• WHAT TO WORK ON: Take every line where the string "this" appears and copy it.

====== DATASET ROWS ======

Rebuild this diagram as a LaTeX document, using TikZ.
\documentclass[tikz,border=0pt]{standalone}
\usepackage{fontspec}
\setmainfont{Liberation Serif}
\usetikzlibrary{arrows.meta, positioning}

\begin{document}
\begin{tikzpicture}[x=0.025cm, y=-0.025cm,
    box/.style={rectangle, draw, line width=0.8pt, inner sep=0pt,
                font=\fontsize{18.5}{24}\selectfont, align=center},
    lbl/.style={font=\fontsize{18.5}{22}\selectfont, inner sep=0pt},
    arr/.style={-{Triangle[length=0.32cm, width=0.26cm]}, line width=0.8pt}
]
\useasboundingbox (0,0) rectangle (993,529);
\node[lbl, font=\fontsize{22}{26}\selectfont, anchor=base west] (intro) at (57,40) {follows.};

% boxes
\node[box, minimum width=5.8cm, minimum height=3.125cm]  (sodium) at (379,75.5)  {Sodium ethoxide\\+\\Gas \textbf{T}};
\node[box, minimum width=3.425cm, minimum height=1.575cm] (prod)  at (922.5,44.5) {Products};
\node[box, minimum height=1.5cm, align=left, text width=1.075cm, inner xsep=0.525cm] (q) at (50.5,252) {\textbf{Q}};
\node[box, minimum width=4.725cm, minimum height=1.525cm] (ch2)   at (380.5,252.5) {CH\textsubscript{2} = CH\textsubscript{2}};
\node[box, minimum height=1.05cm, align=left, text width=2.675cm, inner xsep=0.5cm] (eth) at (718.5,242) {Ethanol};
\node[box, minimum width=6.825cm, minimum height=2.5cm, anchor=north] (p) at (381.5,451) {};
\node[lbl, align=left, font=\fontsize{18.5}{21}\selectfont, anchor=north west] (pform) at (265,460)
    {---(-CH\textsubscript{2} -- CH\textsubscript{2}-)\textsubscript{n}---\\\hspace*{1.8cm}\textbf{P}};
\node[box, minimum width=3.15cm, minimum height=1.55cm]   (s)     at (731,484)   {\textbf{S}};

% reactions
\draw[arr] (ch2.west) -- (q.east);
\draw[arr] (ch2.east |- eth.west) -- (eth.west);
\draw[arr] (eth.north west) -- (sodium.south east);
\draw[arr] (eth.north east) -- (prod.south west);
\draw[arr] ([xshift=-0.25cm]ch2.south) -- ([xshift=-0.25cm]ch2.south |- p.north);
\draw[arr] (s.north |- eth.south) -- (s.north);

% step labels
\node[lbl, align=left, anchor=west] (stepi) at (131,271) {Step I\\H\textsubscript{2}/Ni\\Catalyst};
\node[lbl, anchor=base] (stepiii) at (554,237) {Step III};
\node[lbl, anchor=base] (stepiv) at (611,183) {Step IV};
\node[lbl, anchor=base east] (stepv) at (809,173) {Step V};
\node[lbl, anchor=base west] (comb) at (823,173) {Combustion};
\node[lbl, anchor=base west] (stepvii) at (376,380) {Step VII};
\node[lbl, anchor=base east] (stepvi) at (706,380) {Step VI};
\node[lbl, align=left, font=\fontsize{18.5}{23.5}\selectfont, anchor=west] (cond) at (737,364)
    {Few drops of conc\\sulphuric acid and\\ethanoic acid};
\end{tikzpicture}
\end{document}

======
====== DATASET ROWS ======

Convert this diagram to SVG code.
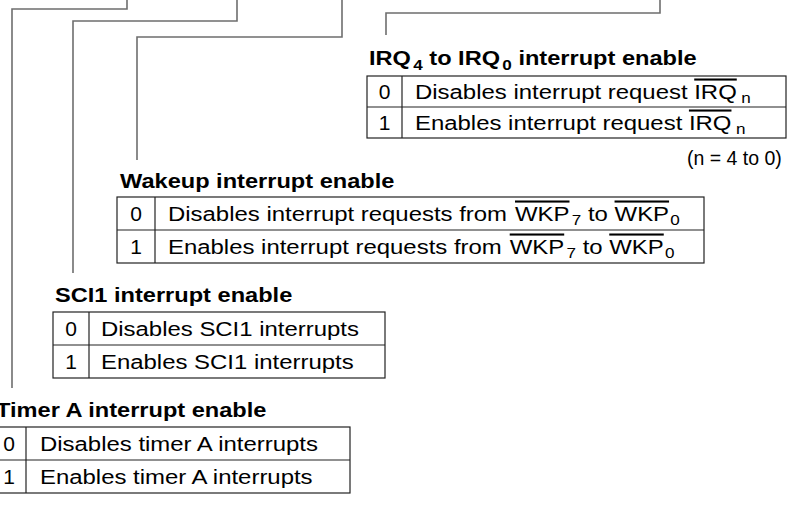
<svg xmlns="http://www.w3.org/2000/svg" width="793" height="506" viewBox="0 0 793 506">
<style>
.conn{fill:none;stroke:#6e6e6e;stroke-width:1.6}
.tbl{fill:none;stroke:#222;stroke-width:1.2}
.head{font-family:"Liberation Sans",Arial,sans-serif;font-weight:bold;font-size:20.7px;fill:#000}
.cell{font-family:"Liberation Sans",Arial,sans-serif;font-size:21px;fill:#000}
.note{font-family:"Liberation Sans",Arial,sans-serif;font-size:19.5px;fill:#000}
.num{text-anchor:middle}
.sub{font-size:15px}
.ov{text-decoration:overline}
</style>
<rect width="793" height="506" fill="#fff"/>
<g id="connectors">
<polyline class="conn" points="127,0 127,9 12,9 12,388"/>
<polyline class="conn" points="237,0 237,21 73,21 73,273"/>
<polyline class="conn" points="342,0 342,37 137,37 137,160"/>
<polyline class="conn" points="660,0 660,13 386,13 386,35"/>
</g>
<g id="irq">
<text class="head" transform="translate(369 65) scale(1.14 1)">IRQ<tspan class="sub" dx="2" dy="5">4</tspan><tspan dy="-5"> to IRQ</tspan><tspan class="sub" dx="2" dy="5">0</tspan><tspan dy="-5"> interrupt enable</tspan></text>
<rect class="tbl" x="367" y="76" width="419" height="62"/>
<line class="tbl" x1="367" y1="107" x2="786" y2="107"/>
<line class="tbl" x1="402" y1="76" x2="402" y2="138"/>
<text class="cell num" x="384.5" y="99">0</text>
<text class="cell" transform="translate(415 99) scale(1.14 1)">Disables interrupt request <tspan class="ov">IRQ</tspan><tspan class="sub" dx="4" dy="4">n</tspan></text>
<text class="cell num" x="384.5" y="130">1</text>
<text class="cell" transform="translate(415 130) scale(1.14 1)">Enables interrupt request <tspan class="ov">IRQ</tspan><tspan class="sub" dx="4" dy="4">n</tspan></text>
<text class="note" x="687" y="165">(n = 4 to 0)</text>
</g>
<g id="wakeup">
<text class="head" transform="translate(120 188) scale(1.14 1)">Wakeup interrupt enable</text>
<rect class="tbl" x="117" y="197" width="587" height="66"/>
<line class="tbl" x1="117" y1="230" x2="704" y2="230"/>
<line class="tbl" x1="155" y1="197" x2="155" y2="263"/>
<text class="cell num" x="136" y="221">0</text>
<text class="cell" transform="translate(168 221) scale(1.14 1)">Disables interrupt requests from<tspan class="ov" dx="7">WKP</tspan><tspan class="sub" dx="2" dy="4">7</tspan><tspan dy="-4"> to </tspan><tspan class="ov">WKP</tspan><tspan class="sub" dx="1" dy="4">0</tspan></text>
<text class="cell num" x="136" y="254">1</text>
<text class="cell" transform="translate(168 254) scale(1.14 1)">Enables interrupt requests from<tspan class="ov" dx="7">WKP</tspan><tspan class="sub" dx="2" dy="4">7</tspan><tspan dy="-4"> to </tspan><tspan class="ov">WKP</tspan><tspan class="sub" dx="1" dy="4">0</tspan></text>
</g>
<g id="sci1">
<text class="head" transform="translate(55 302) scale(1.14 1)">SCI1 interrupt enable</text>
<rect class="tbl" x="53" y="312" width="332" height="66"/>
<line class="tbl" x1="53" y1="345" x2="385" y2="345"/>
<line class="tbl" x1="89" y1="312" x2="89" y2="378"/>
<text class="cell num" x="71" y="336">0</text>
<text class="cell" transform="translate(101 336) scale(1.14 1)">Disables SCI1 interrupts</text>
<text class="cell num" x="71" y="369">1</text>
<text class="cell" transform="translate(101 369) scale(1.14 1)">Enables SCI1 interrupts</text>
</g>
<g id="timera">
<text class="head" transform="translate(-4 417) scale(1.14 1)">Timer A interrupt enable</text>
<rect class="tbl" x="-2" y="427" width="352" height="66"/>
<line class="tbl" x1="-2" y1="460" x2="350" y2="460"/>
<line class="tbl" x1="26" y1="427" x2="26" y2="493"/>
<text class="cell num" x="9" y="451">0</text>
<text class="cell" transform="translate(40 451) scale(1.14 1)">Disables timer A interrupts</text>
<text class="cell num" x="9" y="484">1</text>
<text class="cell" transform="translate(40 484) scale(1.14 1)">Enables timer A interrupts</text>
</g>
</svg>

======

• ANSWER TO THE PROBLEM:
Rebuild this diagram as a LaTeX document, using TikZ.
Convert this diagram to SVG code.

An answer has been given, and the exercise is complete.